Glaucoma is a term describing a group of eye conditions that affect vision, in which the optic nerve connecting the eye to the brain becomes damaged. Glaucoma often affects both eyes, usually in varying degrees, though one eye may develop glaucoma quicker than the other.
Glaucoma can affect anyone but is most common in adults over 70. It occurs when the drainage tubes (trabecular meshwork) within the eye become slightly blocked. This prevents eye fluid (aqueous humour) from draining properly, causing a build-up of pressure. This intraocular pressure can damage the optic nerve and the nerve fibres from the retina (the light-sensitive nerve tissue that lines the back of the eye).
As glaucoma develops slowly over many years and doesn’t tend to have visible symptoms in its early stages, many people aren’t aware of it until they have a routine eye test.
But there are symptoms, such as blurred vision or seeing rainbow-coloured circles around bright lights that should prompt you to have an immediate examination.
Left untreated, glaucoma can cause serious loss of vision, including blindness, so early detection and prevention are key.
Glaucoma can be treated with eye drops, laser treatment or surgery. Early diagnosis is important because any damage to the eyes cannot be reversed—treatment can only aim to control the condition and minimise future damage.
Eye drops taken one to four times a day are the main treatment for glaucoma. There are several different types available, and some have side effects such as eye irritation, so you may have to experiment to find one that suits you.
If eye drops are ineffective you may be recommended for laser treatment under local anaesthetic. The laser will open up the drainage tubes within your eye, allowing fluid to drain out and reduce pressure.

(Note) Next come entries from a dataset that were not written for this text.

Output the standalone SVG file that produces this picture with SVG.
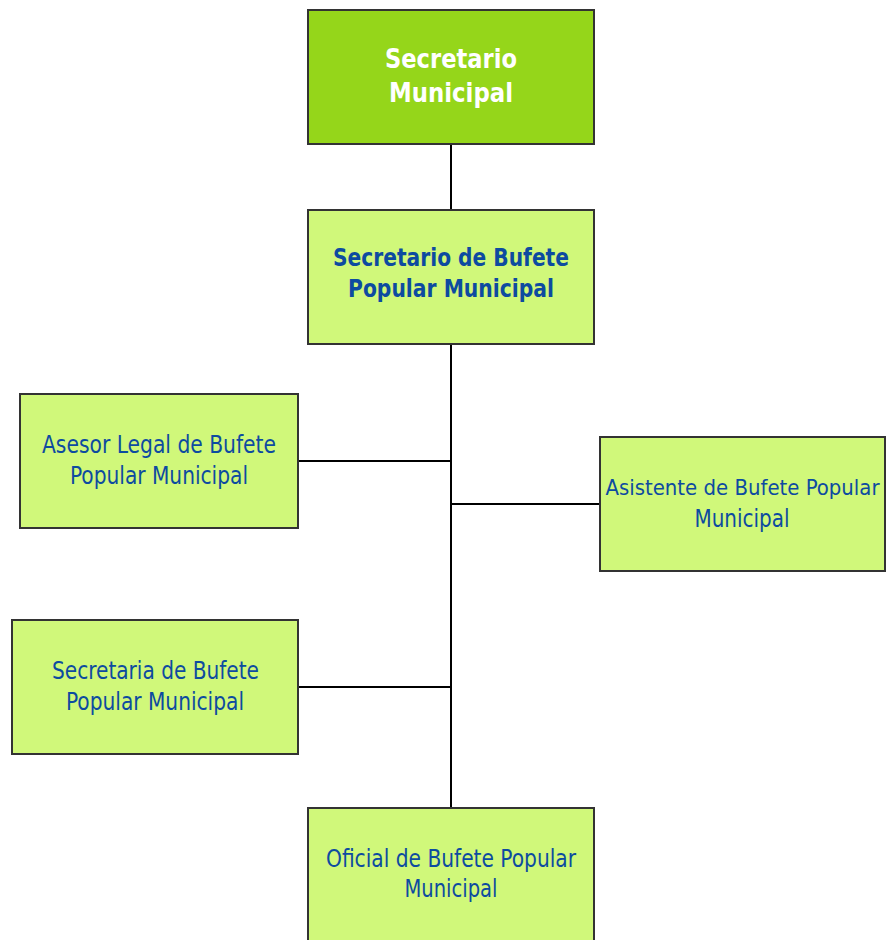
<svg xmlns="http://www.w3.org/2000/svg" width="886" height="940" viewBox="0 0 886 940">
<style>
.box{fill:#D0F87A;stroke:#333;stroke-width:2}
.top{fill:#95D61A;stroke:#333;stroke-width:2}
.t{font-family:"DejaVu Sans Condensed","DejaVu Sans",sans-serif;font-size:24px;fill:#0D4BA0;text-anchor:middle}
.b{font-weight:bold;font-size:25px}
.w{fill:#fff;font-size:27px}
.c{stroke:#000;stroke-width:2;fill:none}
</style>
<rect width="886" height="940" fill="#fff"/>
<g id="connectors">
<path class="c" d="M451 144V210M451 344V808M298 461H451M451 504H600M298 687H451"/>
</g>
<g id="n1"><rect class="top" x="308" y="10" width="286" height="134"/>
<text class="t b w" x="451" y="68" textLength="132" lengthAdjust="spacingAndGlyphs">Secretario</text><text class="t b w" x="451" y="102" textLength="124" lengthAdjust="spacingAndGlyphs">Municipal</text></g>
<g id="n2"><rect class="box" x="308" y="210" width="286" height="134"/>
<text class="t b" x="451" y="266" textLength="236" lengthAdjust="spacingAndGlyphs">Secretario de Bufete</text><text class="t b" x="451" y="297" textLength="206" lengthAdjust="spacingAndGlyphs">Popular Municipal</text></g>
<g id="n3"><rect class="box" x="20" y="394" width="278" height="134"/>
<text class="t" x="159" y="453" textLength="234" lengthAdjust="spacingAndGlyphs">Asesor Legal de Bufete</text><text class="t" x="159" y="484" textLength="178" lengthAdjust="spacingAndGlyphs">Popular Municipal</text></g>
<g id="n4"><rect class="box" x="600" y="437" width="285" height="134"/>
<text class="t" x="742.5" y="495" style="font-size:22px" textLength="274" lengthAdjust="spacingAndGlyphs">Asistente de Bufete Popular</text><text class="t" x="742" y="527" textLength="95" lengthAdjust="spacingAndGlyphs">Municipal</text></g>
<g id="n5"><rect class="box" x="12" y="620" width="286" height="134"/>
<text class="t" x="155.5" y="679" textLength="207" lengthAdjust="spacingAndGlyphs">Secretaria de Bufete</text><text class="t" x="155" y="710" textLength="178" lengthAdjust="spacingAndGlyphs">Popular Municipal</text></g>
<g id="n6"><rect class="box" x="308" y="808" width="286" height="140"/>
<text class="t" x="451" y="867" textLength="250" lengthAdjust="spacingAndGlyphs">Oficial de Bufete Popular</text><text class="t" x="451" y="897" textLength="93" lengthAdjust="spacingAndGlyphs">Municipal</text></g>
</svg>
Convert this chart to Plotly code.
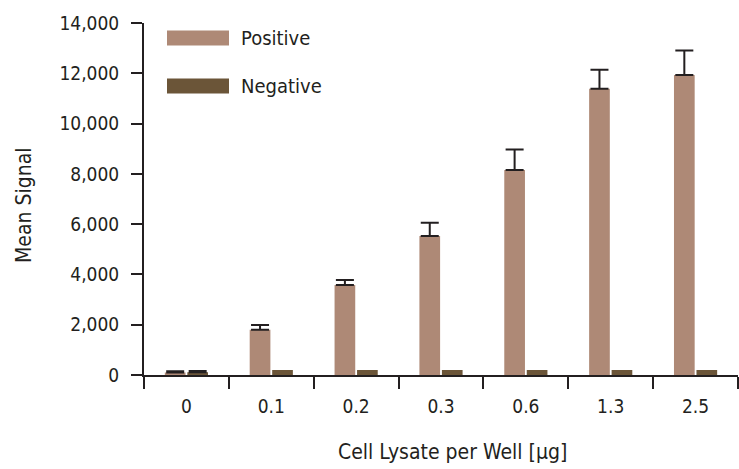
import plotly.graph_objects as go

categories = ["0", "0.1", "0.2", "0.3", "0.6", "1.3", "2.5"]
positive = [100, 1800, 3580, 5530, 8150, 11380, 11930]
positive_err = [50, 190, 200, 530, 820, 760, 980]
negative = [110, 200, 200, 200, 200, 200, 200]
negative_err = [50]  # only the first group shows an error bar
series_names = ["Positive", "Negative"]
series_colors = ["#AE8976", "#6B5538"]
y_ticks = [0, 2000, 4000, 6000, 8000, 10000, 12000, 14000]
y_ticklabels = ["0", "2,000", "4,000", "6,000", "8,000", "10,000", "12,000", "14,000"]

FONT = "Liberation Sans Narrow, DejaVu Sans Condensed, Arial Narrow, sans-serif"
INK = "#231F20"

fig = go.Figure()
fig.add_trace(go.Bar(
    x=categories, y=positive, name=series_names[0],
    marker=dict(color=series_colors[0], line=dict(width=0)),
    error_y=dict(type="data", symmetric=False, array=positive_err,
                 arrayminus=[0] * len(positive_err),
                 color=INK, thickness=2, width=9),
))
fig.add_trace(go.Bar(
    x=categories, y=negative, name=series_names[1],
    marker=dict(color=series_colors[1], line=dict(width=0)),
    error_y=dict(type="data", symmetric=False, array=negative_err,
                 arrayminus=[0] * len(negative_err),
                 color=INK, thickness=2, width=9),
))

fig.update_layout(
    width=739, height=469,
    margin=dict(l=144, r=1, t=23, b=94),
    paper_bgcolor="white", plot_bgcolor="white",
    barmode="group", bargap=0.47, bargroupgap=0.08,
    showlegend=False,
    font=dict(family=FONT, size=19, color=INK),
)
fig.update_xaxes(
    type="category", showgrid=False, zeroline=False,
    showline=True, linecolor=INK, linewidth=2,
    ticks="outside", tickson="boundaries", ticklen=12, tickwidth=2, tickcolor=INK,
    ticklabelstandoff=13,
    tickfont=dict(family=FONT, size=19, color=INK),
)
fig.update_yaxes(
    range=[0, 14000], showgrid=False, zeroline=False,
    showline=True, linecolor=INK, linewidth=2,
    ticks="outside", ticklen=11, tickwidth=2, tickcolor=INK,
    tickvals=y_ticks, ticktext=y_ticklabels,
    ticklabelstandoff=8,
    tickfont=dict(family=FONT, size=19, color=INK),
)

# axis titles
fig.add_annotation(text="Cell Lysate per Well [μg]", xref="paper", yref="paper",
                   x=(452 - 144) / 594, y=-(452 - 375) / 352, showarrow=False,
                   font=dict(family=FONT, size=21, color=INK), xanchor="center", yanchor="middle")
fig.add_annotation(text="Mean Signal", xref="paper", yref="paper",
                   x=-(144 - 24) / 594, y=1 - (205 - 23) / 352, showarrow=False, textangle=-90,
                   font=dict(family=FONT, size=21, color=INK), xanchor="center", yanchor="middle")

# legend drawn as swatches + labels
for i, (name, color) in enumerate(zip(series_names, series_colors)):
    cy = 38 + i * 48
    y0 = 1 - (cy - 7.5 - 23) / 352
    y1 = 1 - (cy + 7.5 - 23) / 352
    fig.add_shape(type="rect", xref="paper", yref="paper",
                  x0=(167 - 144) / 594, x1=(229 - 144) / 594, y0=y1, y1=y0,
                  fillcolor=color, line=dict(width=0))
    fig.add_annotation(text=name, xref="paper", yref="paper",
                       x=(239 - 144) / 594, y=1 - (cy - 23) / 352, showarrow=False,
                       xanchor="left", yanchor="middle",
                       font=dict(family=FONT, size=20, color=INK))

fig.write_html("out.html")
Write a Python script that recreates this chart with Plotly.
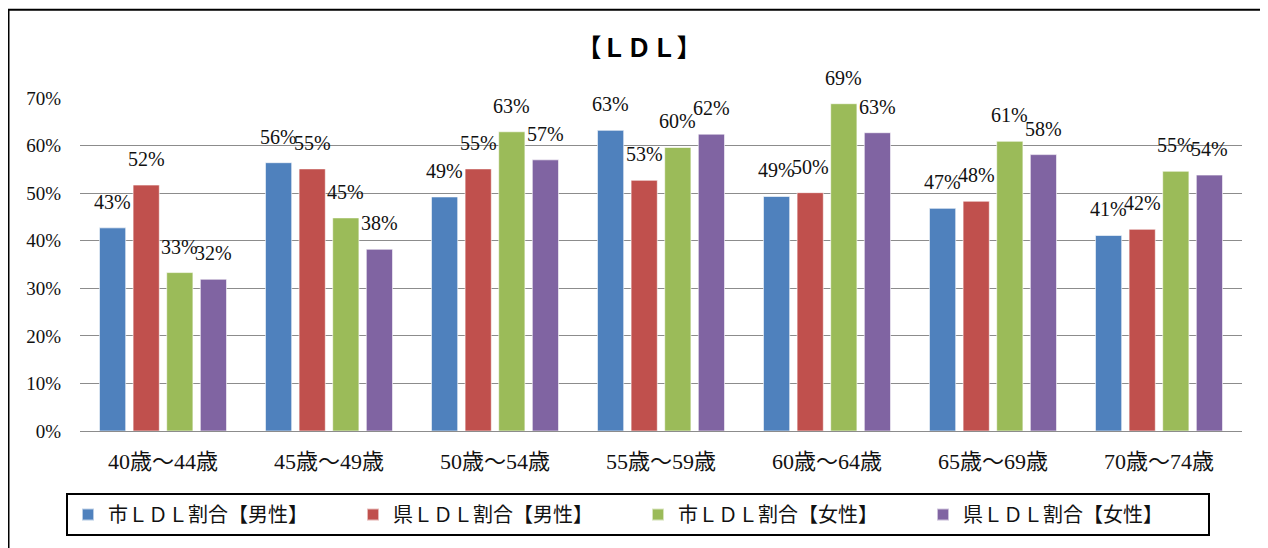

Surgery is a rare option where other treatments are ineffective, and can be carried out under local or general anaesthetic.
Eye Testing For Over 50s
You are entitled to a free NHS eye test if you are over 40 years old and have a first-degree relative (mother, father, sister or brother) with glaucoma, are over 60 years old, or an ophthalmologist thinks that you are at risk of developing glaucoma.
Eye tests not only detect cataracts and glaucoma, they also pick up other medical problems, such as diabetes and high blood pressure, before they become symptomatic, so if you’re eligible, take advantage of this opportunity to keep on top of your eye health. If you can’t leave your home because of illness or disability, contact your optician—sometimes they can visit you at home.